At one place you quote a verse from the Quran about poets. But Sufism is to be understood through poetry. How does one explain the anomaly?

There is no real anomaly there. That verse of the Quran has often been quoted as a device to score a point in debate. Actually, Amir Khusrau settled this issue when he said that the Quran was the repository of all wisdom, and the Prophet once observed, ‘Indeed, there is wisdom in some poetry.’ There is another interpretation that Khusrau follows.

According to it, the Prophet said, ‘Indeed, there is wisdom in poetry.’ Anyway, the place of poetry was always secure in Islamic culture. Its value enhanced even more when Islam came to India and was influenced by Hinduism where most of its scripture is in poetry.

Also, it’s rather simplistic to say that Sufism is to be understood solely through poetry. There has been much Sufi thought woven into poetry, but one need not be a student of poetry to understand Sufism. It is, though, true that most Sufis use poetry in their discourses and in their formal prose much the same way as I use poetry in these stories. Poetry, one must remember, was the power that informed all life in those days.

In recent times Urdu authors are moving away from the shadow of Progressive Writers’ Movement. Is it time to bury the ghost completely?

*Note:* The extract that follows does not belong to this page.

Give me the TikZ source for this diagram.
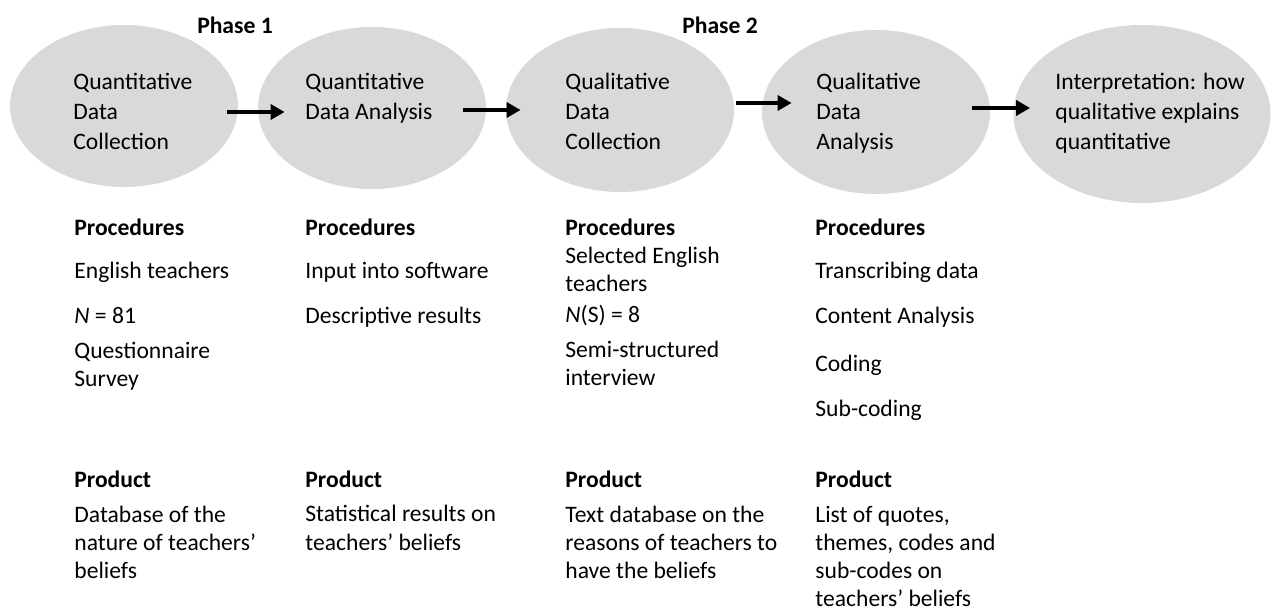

Well, the Progressives had their day. They wrote a lot of bad stuff and some good stuff. But there’s no ghost to bury. Each generation must read the literature of the past in the light of its own perceptions. What is disappointing, though, is the shallow, un-analytical way some of us are still writing about the Progressives. I fear their message may be lost in the mindless, conventional chatter that is being poured out today in the name of evaluation and revaluation.

Finally, as an Urdu author and critic, you draw sustenance from the works of William Shakespeare and Thomas Hardy. How much has their writing impacted your thought process, your choice of expressions?

I think Shakespeare, as also some others, taught me how to be bold with ideas and words. Hardy’s view of life stuck with me for a long time. Now it seems somewhat simplistic to me, but he wasn’t alone in the way he looked at things.

The Greek tragic writers, for sure (whom I read later and found more profound than Hardy), the Hindu view of the world as The Cosmic Sport — the leela of the gods — all this influenced me to some extent. But outside the non-Urdu and non-Persian writers, I have loved Shakespeare unreservedly. He Can Do No Wrong. With the exception of Rumi, I know none other who gets into the realm of words and possesses it from within.